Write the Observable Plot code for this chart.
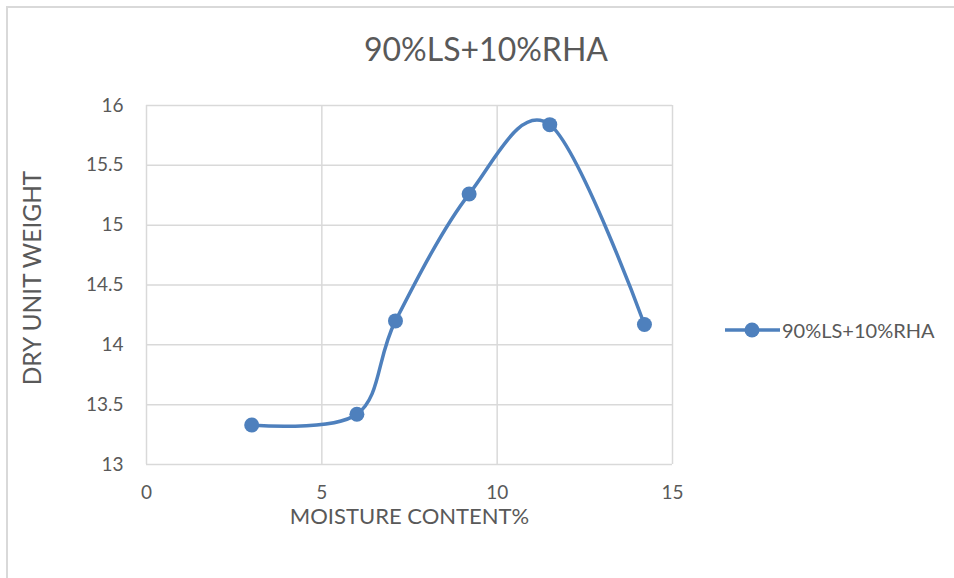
<!DOCTYPE html>
<html>
<head>
<meta charset="utf-8">
<script src="https://cdn.jsdelivr.net/npm/d3@7"></script>
<script src="https://cdn.jsdelivr.net/npm/@observablehq/plot@0.6"></script>
<style>
  html, body { margin: 0; padding: 0; background: #fff; }
  #wrap { position: relative; width: 954px; height: 578px; overflow: hidden; font-family: Lato, "Open Sans", sans-serif; color: #595959; }
  #frame { position: absolute; left: 6px; top: 6px; width: 960px; height: 600px; border-left: 2px solid #d9d9d9; border-top: 2px solid #d9d9d9; box-sizing: border-box; }
  #title { position: absolute; left: 0; width: 972px; top: 29px; text-align: center; font-size: 32px; line-height: 40px; color: #595959; }
  #legend { position: absolute; left: 724px; top: 317px; display: flex; align-items: center; font-size: 20px; color: #595959; }
  #chart { position: absolute; left: 0; top: 0; }
</style>
</head>
<body>
<div id="wrap">
  <div id="frame"></div>
  <div id="chart"></div>
  <div id="title">90%LS+10%RHA</div>
  <div id="legend">
    <svg width="58" height="26"><line x1="1" y1="13" x2="56" y2="13" stroke="#4e80bd" stroke-width="3.5"/><circle cx="28" cy="13" r="7.5" fill="#4e80bd"/></svg>
    <span>90%LS+10%RHA</span>
  </div>
</div>
<script>
const seriesName = "90%LS+10%RHA";
const moisture = [3.0, 6.0, 7.1, 9.2, 11.5, 14.2];
const dryUnitWeight = [13.33, 13.42, 14.2, 15.26, 15.84, 14.17];
const xTicks = [0, 5, 10, 15];
const yTicks = [13, 13.5, 14, 14.5, 15, 15.5, 16];

const data = moisture.map((m, i) => ({x: m, y: dryUnitWeight[i]}));
const color = "#4e80bd";

const plot = Plot.plot({
  width: 954,
  height: 578,
  marginLeft: 146,
  marginRight: 282,
  marginTop: 105,
  marginBottom: 114,
  style: {fontFamily: "Lato, 'Open Sans', sans-serif", fontSize: "19px", color: "#595959", background: "transparent"},
  x: {domain: [0, 15], ticks: xTicks, tickSize: 0, tickPadding: 22, label: null},
  y: {domain: [13, 16], ticks: yTicks, tickSize: 0, tickPadding: 22, label: null},
  marks: [
    Plot.gridX(xTicks, {stroke: "#d9d9d9", strokeOpacity: 1, strokeWidth: 1.5}),
    Plot.gridY(yTicks, {stroke: "#d9d9d9", strokeOpacity: 1, strokeWidth: 1.5}),
    Plot.axisX({ticks: xTicks, tickSize: 0, tickPadding: 21, fill: "#595959"}),
    Plot.axisY({ticks: yTicks, tickSize: 0, tickPadding: 23, fill: "#595959", tickFormat: d => String(d)}),
    Plot.line(data, {x: "x", y: "y", stroke: color, strokeWidth: 3.5, curve: "cardinal"}),
    Plot.dot(data, {x: "x", y: "y", r: 7.5, fill: color, stroke: "none"}),
    Plot.text(["MOISTURE CONTENT%"], {frameAnchor: "bottom", dy: 52, lineAnchor: "middle", text: d => d, fontSize: 22, fill: "#595959"}),
    Plot.text(["DRY UNIT WEIGHT"], {frameAnchor: "left", dx: -113, dy: -7, rotate: -90, textAnchor: "middle", text: d => d, fontSize: 24.5, fill: "#595959"})
  ]
});
document.getElementById("chart").appendChild(plot);
</script>
</body>
</html>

────────────────────────────────────────

• [Task statement]
Without including any picture, repeat the data exactly.

• [Answer for the task]
Write the Observable Plot code for this chart.
<!DOCTYPE html>
<html>
<head>
<meta charset="utf-8">
<script src="https://cdn.jsdelivr.net/npm/d3@7"></script>
<script src="https://cdn.jsdelivr.net/npm/@observablehq/plot@0.6"></script>
<style>
  html, body { margin: 0; padding: 0; background: #fff; }
  #wrap { position: relative; width: 954px; height: 578px; overflow: hidden; font-family: Lato, "Open Sans", sans-serif; color: #595959; }
  #frame { position: absolute; left: 6px; top: 6px; width: 960px; height: 600px; border-left: 2px solid #d9d9d9; border-top: 2px solid #d9d9d9; box-sizing: border-box; }
  #title { position: absolute; left: 0; width: 972px; top: 29px; text-align: center; font-size: 32px; line-height: 40px; color: #595959; }
  #legend { position: absolute; left: 724px; top: 317px; display: flex; align-items: center; font-size: 20px; color: #595959; }
  #chart { position: absolute; left: 0; top: 0; }
</style>
</head>
<body>
<div id="wrap">
  <div id="frame"></div>
  <div id="chart"></div>
  <div id="title">90%LS+10%RHA</div>
  <div id="legend">
    <svg width="58" height="26"><line x1="1" y1="13" x2="56" y2="13" stroke="#4e80bd" stroke-width="3.5"/><circle cx="28" cy="13" r="7.5" fill="#4e80bd"/></svg>
    <span>90%LS+10%RHA</span>
  </div>
</div>
<script>
const seriesName = "90%LS+10%RHA";
const moisture = [3.0, 6.0, 7.1, 9.2, 11.5, 14.2];
const dryUnitWeight = [13.33, 13.42, 14.2, 15.26, 15.84, 14.17];
const xTicks = [0, 5, 10, 15];
const yTicks = [13, 13.5, 14, 14.5, 15, 15.5, 16];

const data = moisture.map((m, i) => ({x: m, y: dryUnitWeight[i]}));
const color = "#4e80bd";

const plot = Plot.plot({
  width: 954,
  height: 578,
  marginLeft: 146,
  marginRight: 282,
  marginTop: 105,
  marginBottom: 114,
  style: {fontFamily: "Lato, 'Open Sans', sans-serif", fontSize: "19px", color: "#595959", background: "transparent"},
  x: {domain: [0, 15], ticks: xTicks, tickSize: 0, tickPadding: 22, label: null},
  y: {domain: [13, 16], ticks: yTicks, tickSize: 0, tickPadding: 22, label: null},
  marks: [
    Plot.gridX(xTicks, {stroke: "#d9d9d9", strokeOpacity: 1, strokeWidth: 1.5}),
    Plot.gridY(yTicks, {stroke: "#d9d9d9", strokeOpacity: 1, strokeWidth: 1.5}),
    Plot.axisX({ticks: xTicks, tickSize: 0, tickPadding: 21, fill: "#595959"}),
    Plot.axisY({ticks: yTicks, tickSize: 0, tickPadding: 23, fill: "#595959", tickFormat: d => String(d)}),
    Plot.line(data, {x: "x", y: "y", stroke: color, strokeWidth: 3.5, curve: "cardinal"}),
    Plot.dot(data, {x: "x", y: "y", r: 7.5, fill: color, stroke: "none"}),
    Plot.text(["MOISTURE CONTENT%"], {frameAnchor: "bottom", dy: 52, lineAnchor: "middle", text: d => d, fontSize: 22, fill: "#595959"}),
    Plot.text(["DRY UNIT WEIGHT"], {frameAnchor: "left", dx: -113, dy: -7, rotate: -90, textAnchor: "middle", text: d => d, fontSize: 24.5, fill: "#595959"})
  ]
});
document.getElementById("chart").appendChild(plot);
</script>
</body>
</html>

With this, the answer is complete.